For India, it can be argued that the roots of its prolonged economic stagnation (and the optimism observed in recent years) cannot be fully understood if one ignores such variables as the social norms, collective beliefs, and the structure of polity and law—basically, the range of institutions. An understanding of the role of culture and institutions in the life of a nation can help in the design of better and more appropriate economic policy. In the case of Russia, for example, it is now recognized that standard economic policies designed to speed transition did poorly because they amounted to changes that Russian society was not prepared to accept; the requisite culture and institutions for the market economy were not in place. The failure to adopt recommended economic policies (as in Tanzania or Venezuela), or the abortion of economic polices due to social instability (as in Indonesia or Yugoslavia), is often caused by a lack of understanding of the social and political context in which the policies were implemented.
It is also arguable that a nation's collective beliefs shape what is politically and economically feasible. In the case of independent India, the early economic policies were marked by deep mistrust of the market and big business. In a democracy, one cannot simply overrule such popularly held views, and it is not surprising that until quite recently, India remained burdened by a gargantuan bureaucracy appointed to plan and control the economy but which in reality had become the cause of India's stagnation.
Centuries earlier, the British had come to India not to rule but to trade. The initial contact that India had with Britain was not with the Crown but with one of the earliest multinational corporations of the world, the British East India Company. Later, British commercial interests merged with imperial conquests that proved more lucrative, and gradually, without much serious resistance, a huge subcontinent passed into the control of the British Empire, the center of which was thousands of miles removed from South Asia. Thenceforth, the Indians would be relieved of their resources not only through asymmetric trade and currency exchange, but also by taxation and state-sponsored extortion. Fears of multinationals and a general mistrust of business and trade were soon deeply etched into India's collective memory. Independent India would design its economic policy in the shadow of this memory. And it is not surprising that it took decades of debate and ultimately the shock of recession in the early 1990s to shake the country out of its policy stupor.
India's policy was born out of two conflicting systems of beliefs and ideas—those of Mahatma Gandhi and Jawaharlal Nehru—held together precariously, their differences often denied. The differences had roots that go back to well before 1947. Nehru's education at Harrow and Cambridge helped forge his commitment to Fabian socialism; Gandhi's ideas emerged from his grassroots struggles and his experiments in alternative communal village (ashram) lifestyles. The economic policies they envisaged for India were very different. In the 1930s and even the early 1940s, Nehru was enamored of Karl Marx and V. I. Lenin (though not of Russian Communism), referring to their works repeatedly in his diary and in letters to friends. He had shed his Marxism-Leninism, and even socialism, by the time India attained independence, but his faith in planning, heavy industry, modern science and technology would persist. Along with Prasanta Mahalanobis, he would try to give shape to those ideas in the form of what came to be called the Mahalanobis-Nehru strategy of development. Gandhi's vision, on the other hand, was deeply rooted in rural hand labor, primarily cotton spinning and weaving, and the revitalization of India's village handicrafts.
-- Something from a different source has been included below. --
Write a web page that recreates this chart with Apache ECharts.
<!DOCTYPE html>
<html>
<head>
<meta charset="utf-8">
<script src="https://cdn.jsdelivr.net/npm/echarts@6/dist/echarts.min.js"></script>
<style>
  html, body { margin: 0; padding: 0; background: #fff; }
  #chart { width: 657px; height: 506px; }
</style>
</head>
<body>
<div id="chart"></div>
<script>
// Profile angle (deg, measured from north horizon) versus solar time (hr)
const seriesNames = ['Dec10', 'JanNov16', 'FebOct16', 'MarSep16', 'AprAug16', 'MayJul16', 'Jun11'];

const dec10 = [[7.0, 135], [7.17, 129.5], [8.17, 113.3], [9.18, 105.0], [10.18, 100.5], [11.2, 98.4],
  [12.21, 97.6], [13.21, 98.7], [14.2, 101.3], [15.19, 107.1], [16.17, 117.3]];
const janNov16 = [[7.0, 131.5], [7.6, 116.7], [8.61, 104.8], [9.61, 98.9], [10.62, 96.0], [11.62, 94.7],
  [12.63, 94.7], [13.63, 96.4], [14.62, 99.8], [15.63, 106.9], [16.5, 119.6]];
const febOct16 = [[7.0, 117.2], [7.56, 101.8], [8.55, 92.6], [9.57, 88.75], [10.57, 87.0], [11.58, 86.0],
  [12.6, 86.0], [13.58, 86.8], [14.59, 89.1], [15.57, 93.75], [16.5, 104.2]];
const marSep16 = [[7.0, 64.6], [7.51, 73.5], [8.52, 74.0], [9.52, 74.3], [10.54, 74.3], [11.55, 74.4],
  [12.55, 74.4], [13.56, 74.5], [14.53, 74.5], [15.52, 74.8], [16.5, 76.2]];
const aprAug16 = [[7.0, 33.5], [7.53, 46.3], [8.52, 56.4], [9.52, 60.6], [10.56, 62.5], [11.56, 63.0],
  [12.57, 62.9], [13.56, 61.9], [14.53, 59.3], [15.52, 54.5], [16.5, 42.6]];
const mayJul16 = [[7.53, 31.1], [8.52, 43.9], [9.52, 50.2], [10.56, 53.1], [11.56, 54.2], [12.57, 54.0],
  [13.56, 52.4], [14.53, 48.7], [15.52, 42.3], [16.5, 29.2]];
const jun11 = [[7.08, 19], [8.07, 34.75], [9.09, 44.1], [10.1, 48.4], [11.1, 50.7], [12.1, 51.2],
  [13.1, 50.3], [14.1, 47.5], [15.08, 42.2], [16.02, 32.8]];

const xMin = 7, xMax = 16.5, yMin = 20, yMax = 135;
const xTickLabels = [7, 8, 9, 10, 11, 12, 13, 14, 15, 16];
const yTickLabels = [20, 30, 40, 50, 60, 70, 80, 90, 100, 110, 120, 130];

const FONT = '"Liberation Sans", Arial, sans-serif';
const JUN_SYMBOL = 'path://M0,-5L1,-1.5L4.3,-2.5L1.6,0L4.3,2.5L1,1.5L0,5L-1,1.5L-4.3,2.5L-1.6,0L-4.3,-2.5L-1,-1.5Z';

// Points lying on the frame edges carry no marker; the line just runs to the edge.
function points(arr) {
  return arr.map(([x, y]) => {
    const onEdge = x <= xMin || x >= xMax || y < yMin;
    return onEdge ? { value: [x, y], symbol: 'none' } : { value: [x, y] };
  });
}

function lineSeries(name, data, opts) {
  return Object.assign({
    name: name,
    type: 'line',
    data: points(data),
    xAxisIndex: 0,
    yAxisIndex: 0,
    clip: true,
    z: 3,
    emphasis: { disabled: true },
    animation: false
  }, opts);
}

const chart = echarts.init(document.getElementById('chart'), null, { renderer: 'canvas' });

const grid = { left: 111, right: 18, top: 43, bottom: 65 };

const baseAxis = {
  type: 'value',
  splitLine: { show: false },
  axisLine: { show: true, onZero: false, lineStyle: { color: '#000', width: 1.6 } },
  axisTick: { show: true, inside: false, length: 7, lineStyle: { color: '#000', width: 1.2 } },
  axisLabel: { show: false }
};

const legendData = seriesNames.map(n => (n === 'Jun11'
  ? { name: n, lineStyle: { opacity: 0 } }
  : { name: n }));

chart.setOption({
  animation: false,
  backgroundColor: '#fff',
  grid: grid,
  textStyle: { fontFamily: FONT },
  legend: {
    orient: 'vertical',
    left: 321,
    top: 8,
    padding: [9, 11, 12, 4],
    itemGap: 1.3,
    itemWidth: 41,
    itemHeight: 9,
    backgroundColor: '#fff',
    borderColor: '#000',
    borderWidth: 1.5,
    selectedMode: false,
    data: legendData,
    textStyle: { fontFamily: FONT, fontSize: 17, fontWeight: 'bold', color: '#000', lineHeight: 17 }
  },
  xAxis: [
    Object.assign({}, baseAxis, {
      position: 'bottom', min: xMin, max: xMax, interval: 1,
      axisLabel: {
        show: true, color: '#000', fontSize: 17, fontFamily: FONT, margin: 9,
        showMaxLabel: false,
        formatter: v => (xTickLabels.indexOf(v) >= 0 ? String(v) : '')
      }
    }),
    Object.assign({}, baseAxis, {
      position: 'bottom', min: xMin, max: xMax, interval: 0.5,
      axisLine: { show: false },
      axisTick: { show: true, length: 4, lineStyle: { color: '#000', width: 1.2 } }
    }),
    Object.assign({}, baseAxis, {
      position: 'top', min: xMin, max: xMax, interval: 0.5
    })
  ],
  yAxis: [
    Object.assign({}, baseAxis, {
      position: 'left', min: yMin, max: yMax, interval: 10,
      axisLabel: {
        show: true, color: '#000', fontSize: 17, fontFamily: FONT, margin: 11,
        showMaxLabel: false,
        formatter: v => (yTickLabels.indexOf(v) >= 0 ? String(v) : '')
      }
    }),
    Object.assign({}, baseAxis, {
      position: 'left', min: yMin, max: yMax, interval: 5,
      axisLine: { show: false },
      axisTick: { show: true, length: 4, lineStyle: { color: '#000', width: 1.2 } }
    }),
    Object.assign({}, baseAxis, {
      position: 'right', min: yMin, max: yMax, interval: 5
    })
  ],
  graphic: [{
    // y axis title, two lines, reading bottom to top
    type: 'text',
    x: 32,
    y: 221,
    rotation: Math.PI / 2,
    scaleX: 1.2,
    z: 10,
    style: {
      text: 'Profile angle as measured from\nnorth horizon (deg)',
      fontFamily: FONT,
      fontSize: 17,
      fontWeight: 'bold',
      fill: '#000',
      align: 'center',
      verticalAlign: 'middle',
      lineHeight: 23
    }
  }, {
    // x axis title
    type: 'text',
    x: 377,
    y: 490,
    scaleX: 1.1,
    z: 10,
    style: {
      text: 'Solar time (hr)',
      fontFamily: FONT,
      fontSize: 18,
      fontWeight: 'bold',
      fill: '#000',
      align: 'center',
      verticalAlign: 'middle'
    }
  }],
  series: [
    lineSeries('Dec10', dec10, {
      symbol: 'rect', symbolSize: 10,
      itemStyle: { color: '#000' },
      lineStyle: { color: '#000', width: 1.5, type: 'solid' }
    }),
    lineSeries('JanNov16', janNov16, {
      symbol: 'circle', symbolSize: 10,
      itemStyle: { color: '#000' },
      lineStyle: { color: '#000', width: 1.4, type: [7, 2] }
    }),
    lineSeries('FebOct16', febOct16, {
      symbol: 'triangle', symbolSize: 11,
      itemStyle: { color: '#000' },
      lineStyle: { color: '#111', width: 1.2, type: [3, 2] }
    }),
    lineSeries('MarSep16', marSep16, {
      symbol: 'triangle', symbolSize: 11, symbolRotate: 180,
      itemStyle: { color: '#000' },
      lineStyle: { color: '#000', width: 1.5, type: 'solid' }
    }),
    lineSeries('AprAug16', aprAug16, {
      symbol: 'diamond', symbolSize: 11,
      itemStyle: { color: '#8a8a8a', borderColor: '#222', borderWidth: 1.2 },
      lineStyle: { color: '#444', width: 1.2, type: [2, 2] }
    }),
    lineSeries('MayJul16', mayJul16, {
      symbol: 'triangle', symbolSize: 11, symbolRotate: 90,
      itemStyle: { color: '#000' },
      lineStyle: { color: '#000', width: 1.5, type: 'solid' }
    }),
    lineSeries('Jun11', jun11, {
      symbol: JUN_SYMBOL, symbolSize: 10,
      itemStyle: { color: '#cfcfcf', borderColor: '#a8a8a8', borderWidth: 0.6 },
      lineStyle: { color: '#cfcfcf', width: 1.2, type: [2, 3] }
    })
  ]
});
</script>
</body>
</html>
The actual policy regime that India followed in its early days of independence was a mixture of these two competing institutional visions. A Soviet-style planning system was developed, but without the state having a monopoly of control over resources. Capitalism was allowed to flourish, but a large bureaucracy was nurtured. Huge investments were made in basic industries, but at the same time, several sectors were protected as belonging to the small-scale "Gandhian" sector. Capitalism was criticized, but it was at the same time relied upon. Socialism was never practiced, but the rhetoric of socialism was constantly reiterated. A burgeoning bureaucracy became the surrogate for socialism.
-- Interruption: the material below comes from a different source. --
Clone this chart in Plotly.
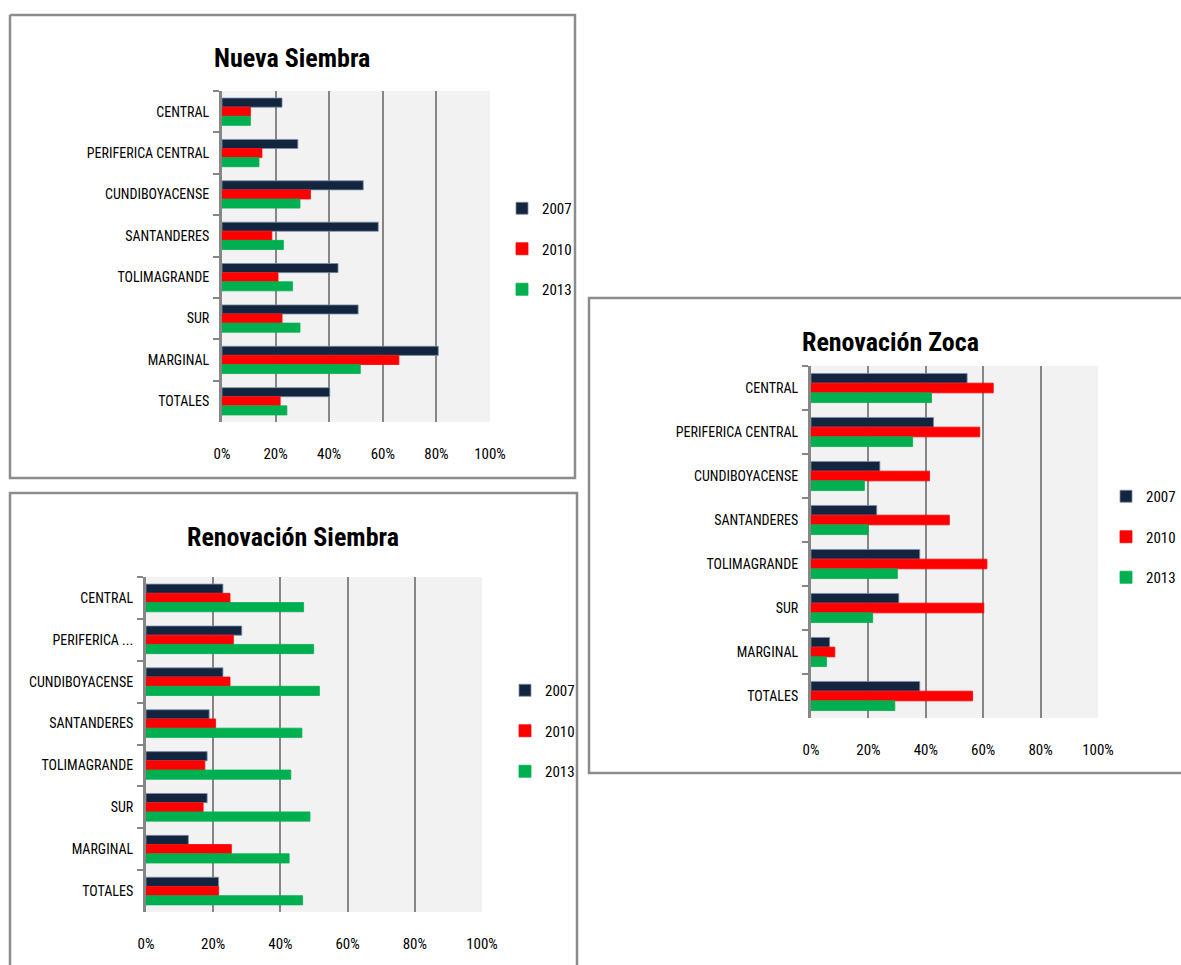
import plotly.graph_objects as go

W, H = 1181, 965
FONT = "Roboto Condensed, Carlito, DejaVu Sans Condensed, sans-serif"

# ---------------- data ----------------
YEARS = ["2007", "2010", "2013"]
COLORS = ["#13243F", "#FF0000", "#00B050"]

CATEGORIES = ["CENTRAL", "PERIFERICA CENTRAL", "CUNDIBOYACENSE", "SANTANDERES",
              "TOLIMAGRANDE", "SUR", "MARGINAL", "TOTALES"]
CATEGORIES_RS = ["CENTRAL", "PERIFERICA ...", "CUNDIBOYACENSE", "SANTANDERES",
                 "TOLIMAGRANDE", "SUR", "MARGINAL", "TOTALES"]

TICK_VALUES = [0, 0.2, 0.4, 0.6, 0.8, 1.0]
TICK_LABELS = ["0%", "20%", "40%", "60%", "80%", "100%"]

# Nueva Siembra
NS_2007 = [0.224, 0.283, 0.527, 0.583, 0.433, 0.508, 0.807, 0.402]
NS_2010 = [0.106, 0.149, 0.330, 0.186, 0.209, 0.224, 0.660, 0.217]
NS_2013 = [0.106, 0.138, 0.291, 0.229, 0.263, 0.291, 0.516, 0.242]

# Renovación Siembra
RS_2007 = [0.229, 0.285, 0.229, 0.188, 0.182, 0.182, 0.126, 0.216]
RS_2010 = [0.250, 0.260, 0.250, 0.207, 0.175, 0.170, 0.254, 0.216]
RS_2013 = [0.469, 0.499, 0.516, 0.464, 0.431, 0.488, 0.426, 0.466]

# Renovación Zoca
RZ_2007 = [0.544, 0.427, 0.240, 0.229, 0.379, 0.306, 0.065, 0.379]
RZ_2010 = [0.635, 0.588, 0.413, 0.482, 0.613, 0.602, 0.083, 0.563]
RZ_2013 = [0.420, 0.354, 0.186, 0.199, 0.301, 0.215, 0.054, 0.292]


def px_x(p):
    return p / W


def px_y(p):
    return 1 - p / H


def frame_path(points):
    return "M " + " L ".join(f"{px_x(x):.5f},{px_y(y):.5f}" for x, y in points)


# layout geometry (pixels); frames as open outlines (parts cut by the page edge are omitted)
charts = [
    dict(title="Nueva Siembra", cats=CATEGORIES, vals=[NS_2007, NS_2010, NS_2013],
         plot_x=(222, 490), plot_y=(91, 422), title_pos=(292, 58),
         legend_pos=(502, 192),
         frame=[(10, 15), (575, 15), (575, 478), (10, 478), (10, 15)]),
    dict(title="Renovación Siembra", cats=CATEGORIES_RS, vals=[RS_2007, RS_2010, RS_2013],
         plot_x=(146, 482), plot_y=(577, 912), title_pos=(293, 537),
         legend_pos=(505, 674),
         frame=[(10, 965), (10, 493), (577, 493), (577, 965)]),
    dict(title="Renovación Zoca", cats=CATEGORIES, vals=[RZ_2007, RZ_2010, RZ_2013],
         plot_x=(811, 1098), plot_y=(366, 718), title_pos=(890, 342),
         legend_pos=(1106, 480),
         frame=[(1181, 298), (589, 298), (589, 773), (1181, 773)]),
]

GRID = "#868686"
fig = go.Figure()
layout = dict(
    width=W, height=H, autosize=False,
    margin=dict(l=0, r=0, t=0, b=0, pad=0, autoexpand=False),
    paper_bgcolor="white", plot_bgcolor="#F2F2F2",
    barmode="group", bargap=0.34, bargroupgap=0,
    showlegend=True,
    font=dict(family=FONT, size=14, color="black"),
    shapes=[], annotations=[],
)

for i, c in enumerate(charts, start=1):
    sx = "" if i == 1 else str(i)
    lg = "legend" if i == 1 else f"legend{i}"
    for year, color, vals in zip(YEARS, COLORS, c["vals"]):
        fig.add_trace(go.Bar(
            x=vals, y=c["cats"], orientation="h", name=year,
            marker=dict(color=color,
                        line=dict(color="#7F8FA6" if year == "2007" else color, width=0.8)),
            xaxis=f"x{sx}", yaxis=f"y{sx}", legend=lg,
            legendgroup=f"c{i}_{year}", hoverinfo="x+y+name",
        ))
    x0, x1 = c["plot_x"]
    y0, y1 = c["plot_y"]
    xdom = [px_x(x0), px_x(x1)]
    ydom = [px_y(y1), px_y(y0)]
    layout[f"xaxis{sx}"] = dict(
        domain=xdom, anchor=f"y{sx}", range=[0, 1], automargin=False,
        tickvals=TICK_VALUES, ticktext=TICK_LABELS,
        showgrid=True, gridcolor=GRID, gridwidth=2,
        zeroline=False, showline=False,
        ticks="outside", ticklen=18, tickcolor="rgba(0,0,0,0)",
        tickfont=dict(family=FONT, size=15, color="black"),
        fixedrange=True,
    )
    # top axis line (Excel-style axis drawn at the top of the plot area)
    layout[f"xaxis{i + 3}"] = dict(
        domain=xdom, anchor=f"y{sx}", overlaying=f"x{sx}", side="top",
        range=[0, 1], tickvals=TICK_VALUES, showticklabels=False, automargin=False,
        showgrid=False, zeroline=False,
        showline=True, linecolor=GRID, linewidth=3,
        ticks="outside", ticklen=4, tickcolor=GRID, tickwidth=2,
        fixedrange=True,
    )
    layout[f"yaxis{sx}"] = dict(
        domain=ydom, anchor=f"x{sx}", type="category", automargin=False,
        categoryorder="array", categoryarray=c["cats"], autorange="reversed",
        showline=True, linecolor=GRID, linewidth=3,
        ticks="outside", tickson="boundaries", ticklen=6,
        tickcolor=GRID, tickwidth=2, showgrid=False, zeroline=False,
        tickfont=dict(family=FONT, size=14, color="black"),
        ticklabelstandoff=7,
        fixedrange=True,
    )
    lx, ly = c["legend_pos"]
    layout[lg] = dict(
        x=px_x(lx), y=px_y(ly), xanchor="left", yanchor="top",
        bgcolor="rgba(0,0,0,0)", font=dict(family=FONT, size=15, color="black"),
        traceorder="grouped", tracegroupgap=18,
    )
    tx, ty = c["title_pos"]
    layout["annotations"].append(dict(
        text=f"<b>{c['title']}</b>", x=px_x(tx), y=px_y(ty),
        xref="paper", yref="paper", xanchor="center", yanchor="middle",
        showarrow=False, font=dict(family=FONT, size=26, color="black"),
    ))
    layout["shapes"].append(dict(
        type="path", xref="paper", yref="paper", path=frame_path(c["frame"]),
        line=dict(color="#8C8C8C", width=2.5), layer="below",
    ))

fig.update_layout(**layout)
fig.write_html(
    "out.html",
    config={"displayModeBar": False},
    post_script="document.body.style.margin='0';document.body.style.overflow='hidden';",
)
Advisers from Washington and many economists recommend that Third World nations must have democracy and that they must open up their economy and privatize, oblivious of the fact that to ask for a democracy and then to insist what the democracy should choose could amount to a contradiction. Since most developing countries are not democracies they did not face the problem, but India did. Once people's opinion had been shaped (and Nehru was instrumental in this), there was no way that policies could be easily dictated to them. Opinion would have to be molded before major policy shifts were possible.
Institutional changes are probably the hardest policies to effect. When India's reforms started in 1991, they began with standard economic policies. Thus ceilings on import tariffs were first brought down to 150 percent, and thereafter reduced steadily, virtually every year. The industrial licensing system was dismantled, fiscal deficits were curtailed, and controls on foreign exchange transactions were eased. Economic reforms, however, have not been able to alter India's legal system and other institutions.
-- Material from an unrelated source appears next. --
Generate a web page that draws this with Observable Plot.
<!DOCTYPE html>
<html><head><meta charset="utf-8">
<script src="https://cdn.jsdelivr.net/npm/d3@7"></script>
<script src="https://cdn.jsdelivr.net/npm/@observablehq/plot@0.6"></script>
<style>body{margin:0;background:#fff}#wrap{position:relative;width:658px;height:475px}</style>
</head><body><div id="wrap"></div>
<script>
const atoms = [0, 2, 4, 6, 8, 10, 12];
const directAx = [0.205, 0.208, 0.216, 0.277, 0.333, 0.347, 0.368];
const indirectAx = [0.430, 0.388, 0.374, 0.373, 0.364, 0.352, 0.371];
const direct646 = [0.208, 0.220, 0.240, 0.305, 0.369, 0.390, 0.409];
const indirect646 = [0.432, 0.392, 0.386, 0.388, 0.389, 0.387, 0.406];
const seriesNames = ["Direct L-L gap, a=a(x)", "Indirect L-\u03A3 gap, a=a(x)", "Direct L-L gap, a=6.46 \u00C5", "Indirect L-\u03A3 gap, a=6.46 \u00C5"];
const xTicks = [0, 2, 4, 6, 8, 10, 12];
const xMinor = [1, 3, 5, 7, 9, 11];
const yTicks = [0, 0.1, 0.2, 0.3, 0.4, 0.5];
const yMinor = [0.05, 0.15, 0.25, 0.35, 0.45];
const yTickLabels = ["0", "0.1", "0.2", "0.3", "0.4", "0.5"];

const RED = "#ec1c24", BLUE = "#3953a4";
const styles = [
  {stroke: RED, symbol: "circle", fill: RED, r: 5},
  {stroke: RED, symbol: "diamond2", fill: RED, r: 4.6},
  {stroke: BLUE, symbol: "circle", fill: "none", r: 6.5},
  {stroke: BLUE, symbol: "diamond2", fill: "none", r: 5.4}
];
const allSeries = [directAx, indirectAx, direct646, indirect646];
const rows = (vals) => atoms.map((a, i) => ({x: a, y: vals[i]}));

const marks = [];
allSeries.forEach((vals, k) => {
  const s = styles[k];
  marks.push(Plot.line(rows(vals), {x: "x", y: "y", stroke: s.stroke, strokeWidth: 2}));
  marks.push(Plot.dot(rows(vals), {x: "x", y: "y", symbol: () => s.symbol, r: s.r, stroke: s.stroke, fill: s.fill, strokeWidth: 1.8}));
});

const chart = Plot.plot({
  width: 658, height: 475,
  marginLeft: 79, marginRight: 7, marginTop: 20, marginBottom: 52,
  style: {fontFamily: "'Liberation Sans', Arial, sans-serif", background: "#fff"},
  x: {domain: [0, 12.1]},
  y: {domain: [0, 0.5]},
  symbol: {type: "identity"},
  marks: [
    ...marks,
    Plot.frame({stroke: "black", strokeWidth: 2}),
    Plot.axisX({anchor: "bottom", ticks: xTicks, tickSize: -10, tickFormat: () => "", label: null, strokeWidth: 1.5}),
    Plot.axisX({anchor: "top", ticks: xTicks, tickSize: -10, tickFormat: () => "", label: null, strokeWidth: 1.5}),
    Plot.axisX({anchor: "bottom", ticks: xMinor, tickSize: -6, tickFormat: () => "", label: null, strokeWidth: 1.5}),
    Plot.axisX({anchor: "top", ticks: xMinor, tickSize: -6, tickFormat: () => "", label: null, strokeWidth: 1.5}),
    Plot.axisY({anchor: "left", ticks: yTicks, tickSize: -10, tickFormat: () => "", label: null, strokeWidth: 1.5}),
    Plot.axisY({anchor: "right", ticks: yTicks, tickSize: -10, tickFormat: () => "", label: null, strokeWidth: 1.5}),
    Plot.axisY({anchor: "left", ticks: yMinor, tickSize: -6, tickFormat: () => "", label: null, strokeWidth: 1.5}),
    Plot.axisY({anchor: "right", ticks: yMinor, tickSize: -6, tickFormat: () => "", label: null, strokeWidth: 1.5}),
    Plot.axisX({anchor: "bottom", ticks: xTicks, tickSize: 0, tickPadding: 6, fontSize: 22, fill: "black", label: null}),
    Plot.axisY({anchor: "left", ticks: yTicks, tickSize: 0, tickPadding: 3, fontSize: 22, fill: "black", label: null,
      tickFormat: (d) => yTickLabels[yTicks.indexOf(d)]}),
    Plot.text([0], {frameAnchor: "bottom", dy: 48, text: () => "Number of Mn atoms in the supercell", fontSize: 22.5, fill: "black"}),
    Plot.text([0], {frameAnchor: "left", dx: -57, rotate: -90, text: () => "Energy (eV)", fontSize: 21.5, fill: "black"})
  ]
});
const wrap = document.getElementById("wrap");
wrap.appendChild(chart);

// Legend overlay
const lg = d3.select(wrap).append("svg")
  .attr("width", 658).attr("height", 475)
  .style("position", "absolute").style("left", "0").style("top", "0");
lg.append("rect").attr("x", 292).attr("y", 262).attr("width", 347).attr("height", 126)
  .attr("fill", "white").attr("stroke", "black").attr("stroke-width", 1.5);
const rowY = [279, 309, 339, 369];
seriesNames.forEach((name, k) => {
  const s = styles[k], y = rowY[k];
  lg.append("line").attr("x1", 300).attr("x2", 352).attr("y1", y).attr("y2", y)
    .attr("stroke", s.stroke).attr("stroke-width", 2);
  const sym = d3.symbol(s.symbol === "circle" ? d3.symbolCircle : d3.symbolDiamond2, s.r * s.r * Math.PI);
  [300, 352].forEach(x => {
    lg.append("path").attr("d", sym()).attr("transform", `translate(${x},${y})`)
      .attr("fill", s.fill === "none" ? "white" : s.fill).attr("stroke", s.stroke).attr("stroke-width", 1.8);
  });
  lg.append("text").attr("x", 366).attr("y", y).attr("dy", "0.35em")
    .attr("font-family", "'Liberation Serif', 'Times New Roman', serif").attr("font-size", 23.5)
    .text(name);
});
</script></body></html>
Consider India's labor laws, especially those enshrined in the Industrial Disputes Act of 1947. This law was a direct outcome of India's mistrust of the market and a result of its own historical experience. When can a worker be fired, under what conditions can workers be retrenched, when can a firm be closed down? These were all matters that were written down as law, leaving very little room for the principle of free contract by which workers and employers could use their own judgment, bargaining power, and information about their specific industries to reach independent agreements. This has now become a handicap. A fashion industry with variable demands may want to pay its workers more than the "market" but retain the freedom to close down its operations at short notice. The workers themselves may agree to such terms, but Indian law makes such a contract difficult to uphold, thereby having a dampening affect on the demand for labor, and thereby holding wages down. Clearly, in the next generations of reforms, India will need to take on these institutional matters, amending many of its labor laws, rent control laws, and contract legislation, and reducing delays in its courts and the bureaucracy. Such reforms could bolster economic growth, even without raising investment and savings or reducing the fiscal deficit.
There is another class of policies, which only partly entail institutional change, but which should not be omitted from a discussion of development policy. This is what Jean Drèze and Amartya Sen broadly define as "social opportunity." In order to be able to partake in market activities, individuals need a minimal amount of education (and what constitutes "minimal" is steadily increasing in today's world of advanced technology) and to be in reasonably good health. Government has a major responsibility in ensuring that people are able to have access to basic health care and education. These are domains in which markets function poorly. In some sense, these are the prerequisites for the market to function well, rather than being what the market can deliver on its own. Hence, along with the role of providing good governance and better laws, a government has the responsibility to provide certain basic needs of its population, especially its poor, who are unable to marshal these for themselves.